What is the molar form of the ideal gas law?

Jun 5, 2014

The molar mass form of the ideal gas equation can be written as

$P V = \left(\frac{m}{M}\right) R T$ … or P = (ρ/M) RT, as described below.

where

P is the pressure the gas exerts on the walls of the container that confines it.
V is the volume of that container.
R is the ideal gas constant, 8.314 Joules per mole-Kelvin.
T is the temperature of the gas.
m is the mass of the gas.
M is the mass of the gas per mole.

The molar mass form of the ideal gas equation can be derived by substituting n (the amount of gas inside the container measured in moles) into the more common form of the ideal gas equation

$P V = n R T$

where n = m/M. All other variables are the same as described above.

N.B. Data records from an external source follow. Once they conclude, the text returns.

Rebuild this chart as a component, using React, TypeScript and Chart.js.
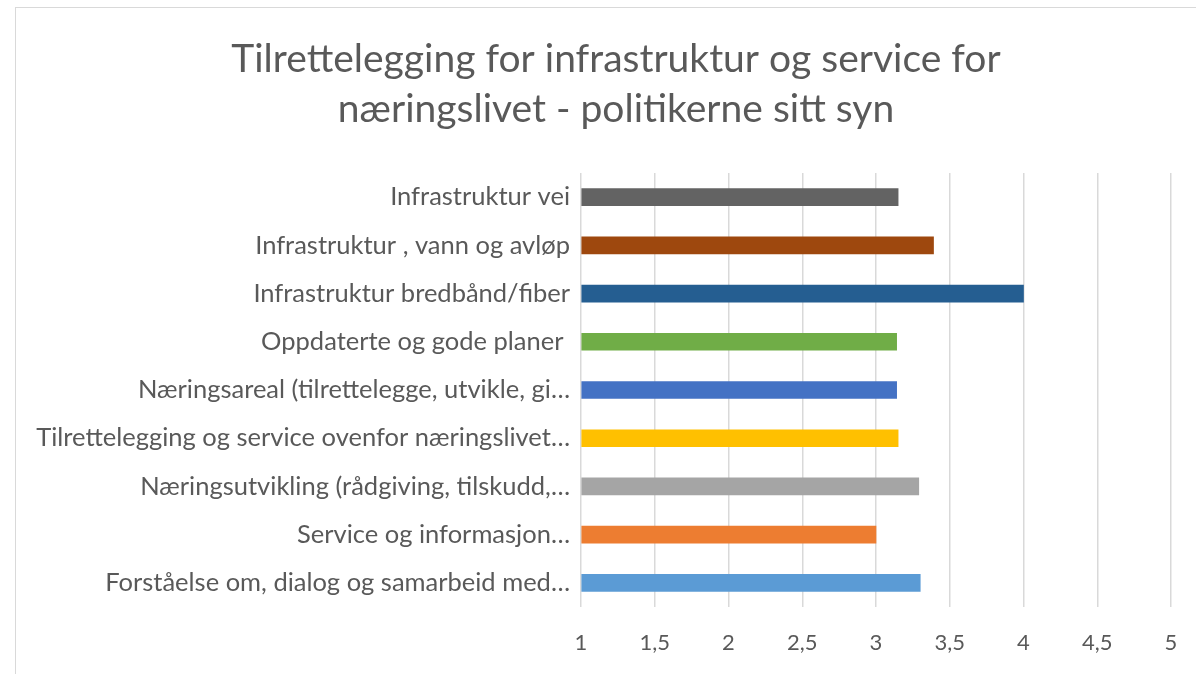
import React, { useEffect, useRef } from "react";
import { Chart, registerables } from "chart.js";

Chart.register(...registerables);

const categories: string[] = [
  "Infrastruktur vei",
  "Infrastruktur , vann og avløp",
  "Infrastruktur bredbånd/fiber",
  "Oppdaterte og gode planer ",
  "Næringsareal (tilrettelegge, utvikle, gi…",
  "Tilrettelegging og service ovenfor næringslivet…",
  "Næringsutvikling (rådgiving, tilskudd,…",
  "Service og informasjon…",
  "Forståelse om, dialog og samarbeid med…",
];

const values: number[] = [3.15, 3.39, 4.0, 3.14, 3.14, 3.15, 3.29, 3.0, 3.3];

const barColors: string[] = [
  "#636363",
  "#9E480E",
  "#255E91",
  "#70AD47",
  "#4472C4",
  "#FFC000",
  "#A5A5A5",
  "#ED7D31",
  "#5B9BD5",
];

const titleLines: string[] = [
  "Tilrettelegging for infrastruktur og service for",
  "næringslivet - politikerne sitt syn",
];

const xMin = 1;
const xMax = 5;
const xStep = 0.5;

const FONT = "Lato, 'Noto Sans', sans-serif";
const TEXT = "#595959";

export default function App() {
  const ref = useRef<HTMLCanvasElement | null>(null);

  useEffect(() => {
    document.body.style.margin = "0";
    const canvas = ref.current;
    if (!canvas) return;
    const chart = new Chart(canvas, {
      type: "bar",
      data: {
        labels: categories,
        datasets: [
          {
            data: values,
            backgroundColor: barColors,
            borderWidth: 0,
            barThickness: 17,
            base: xMin,
          } as any,
        ],
      },
      options: {
        indexAxis: "y",
        animation: false,
        responsive: false,
        maintainAspectRatio: false,
        layout: { padding: 0 },
        plugins: {
          legend: { display: false },
          tooltip: { enabled: false },
          title: {
            display: true,
            text: titleLines,
            color: TEXT,
            font: { family: FONT, size: 39, weight: "normal", lineHeight: 50 / 39 },
            padding: { top: 26, bottom: 39 },
          },
        },
        scales: {
          x: {
            type: "linear",
            min: xMin,
            max: xMax,
            ticks: {
              stepSize: xStep,
              color: TEXT,
              padding: 23,
              font: { family: FONT, size: 22 },
              callback: (v: any) => String(v).replace(".", ","),
            },
            grid: { color: "#d9d9d9", lineWidth: 1.5, drawTicks: false },
            border: { display: false },
            afterFit: (scale: any) => {
              scale.height = 67;
            },
          },
          y: {
            ticks: {
              color: TEXT,
              padding: 11,
              font: { family: FONT, size: 25.5 },
              autoSkip: false,
            },
            grid: { display: false, drawTicks: false },
            border: { display: false },
            afterFit: (scale: any) => {
              scale.width = 565;
            },
          },
          yRight: {
            type: "category",
            position: "right",
            display: true,
            ticks: { display: false },
            grid: { display: false, drawTicks: false },
            border: { display: false },
            afterFit: (scale: any) => {
              scale.width = 45;
            },
          } as any,
        },
      },
    });
    return () => chart.destroy();
  }, []);

  return (
    <div
      style={{
        position: "fixed",
        left: 0,
        top: 0,
        width: 1196,
        height: 674,
        overflow: "hidden",
        background: "#fff",
      }}
    >
      <div
        style={{
          position: "absolute",
          left: 15,
          top: 7,
          width: 1200,
          height: 700,
          border: "1px solid #d9d9d9",
          background: "#fff",
        }}
      >
        <canvas ref={ref} width={1200} height={666} style={{ display: "block" }} />
      </div>
    </div>
  );
}
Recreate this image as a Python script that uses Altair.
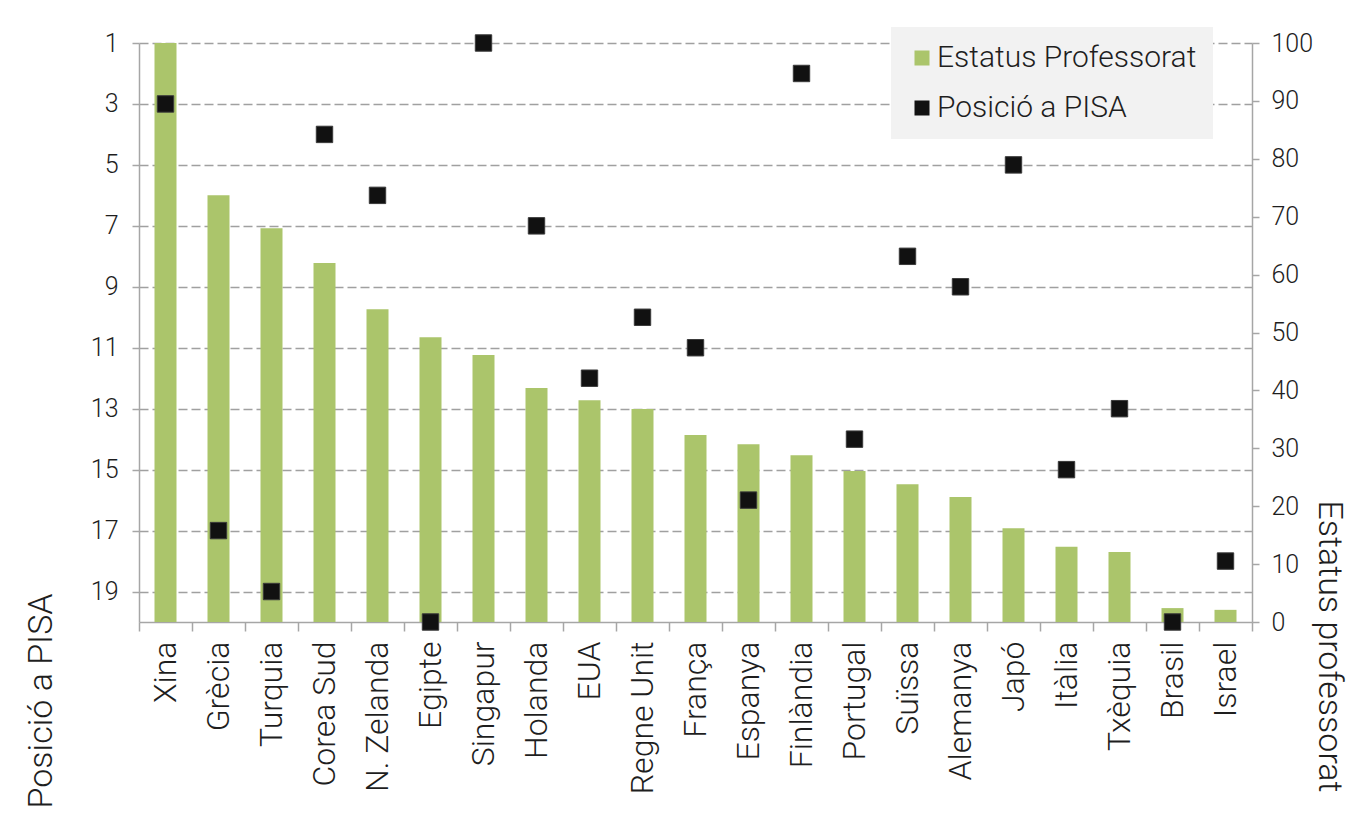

Divide both sides of the molar mass form of the ideal gas equation PV = (m/M) RT by V and we obtain

$P \frac{V}{V} = \left(\frac{m}{M V}\right) R T$

or

P = (ρ/M) RT

which is the other way to write the molar mass form of the ideal gas equation (as mentioned above), where ρ is the density of the gas, ρ = m/V. The symbol ρ might look like the letter "p" (as in Paul), but it is not. ρ is actually a greek letter pronounced "rho".